モンダミンもアース製薬だったんですね。あんまりイメージがなかったです
殺虫剤のメーカーというイメージが強いから、オーラルケアについてはブランド名を強く押し出して、会社名は大きく見せないようにしているのでしょうね
そういうことですか~。まさにマーケティング戦略ですね!
業績について
大部分を占めている家庭用品事業の内訳をみてみます
家庭用品事業の中でも虫ケア用品が半分!
しかもまだ売上が伸びてますね。
セグメント・・・各社の営む事業領域のようなもの。有価証券報告書ではセグメント別の業績を記載する必要があり、どの事業が成長しているかなどを把握することができます。

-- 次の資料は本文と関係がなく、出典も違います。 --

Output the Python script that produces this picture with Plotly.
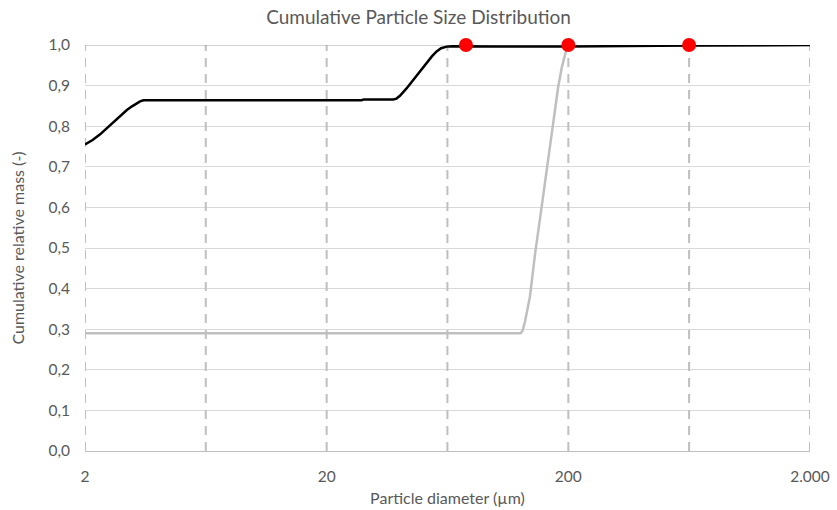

特に夏場の需要が高いことがわかります。毎年夏場でどれだけ稼げるかが重要だね。
会社も事業上のリスクとして開示しています。
(1) 業績の季節性家庭用品事業の主力である虫ケア用品の需要期は主として毎年4月~8月の約5ヵ月であり、例年、年間の市場販売額のおよそ8割がこの期間に集中するため、家庭用品事業の売上高もこの期間に占める割合が高くなります。虫ケア用品は、需要期を控えた3月から製品の出荷が始まり7月頃にはそのピークを迎え、その後12月にかけて取引先からの返品が生じます。このため、当社グループの業績については、第3四半期(1月~9月)までに収益が集中する一方、第4四半期(10月~12月)の収益は低下します。また、虫ケア用品は季節性が高く、当該期の天候等の影響で市場規模が収縮した場合、業績に影響を及ぼす可能性があります。
事業等のリスクより
去年はカメムシの大量発生してます・・売上増の要因なのかも
実際、一つの要因だろうね
年収、平均勤続年数は?
有価証券報告書には【従業員の状況】を記載する項目があります。
平均年齢や勤続年数、給与なども開示されています。
平均年齢や勤続年数、給与は親会社の情報のみが開示されています。
グループ会社は含まれていません。
グループ全体で従業員が4,800名、うち本社(提出会社)は1,300名だから、5人に2人くらいが本社所属ですね。
気になる給与ですが、660万円は結構高いですね。
平均勤続年数も13年も長い気がします。
そうですね。安定した企業ということが伺えます。従業員の定着率も高いと言えますね。
働きやすさ
最後に、働きやすさの指標についてみてみましょう。
上場会社は有価証券報告書に
・管理職に占める女性労働者の割合
・男性労働者の育児休業取得率
・労働者の男女の賃金の差異 などを記載する義務があります。(2023/3期より義務化)
管理職における女性比率の実績が11.4%は、多い方ですよね。
なお、女性管理職比率は2023年に10%以上、2026年に18%以上、2030年には30%以上を目標に掲げています。
多様な人財の活躍を支える職場の実現|アース製薬企業情報 (earth.jp)
こうやって目標を開示した以上、経営者は達成するために様々な施策を実施するのが通常です。目標達成しないと、株主からの評価が下がりますからね。
あと6年ほどで3倍にするわけだから、どんどん女性管理職が増えていくでしょうね。
有給取得率は70%を超えているんですね~
これは結構大事かも・・
終わりに
アース製薬は、虫ケア用品や家庭用薬品で知られ、多くの人々に親しまれています。
ホイホイというワードだけで連想できるほど、日本の文化の一部になっていますね。
温暖化で、虫ケアはさらに伸びる可能性もあります
当記事が、多くの会社を知る一助になれば幸いです。
日進月歩。
アース製薬は実は創業は早く、1892年に木村秀蔵氏が大阪(難波)で創業したのが起源。当初は炭酸マグネシウムを作っていました。
ゴキブリホイホイ以外にも、バスロマンやモンダミンなど、ヒット商品を定期的に送り出しています。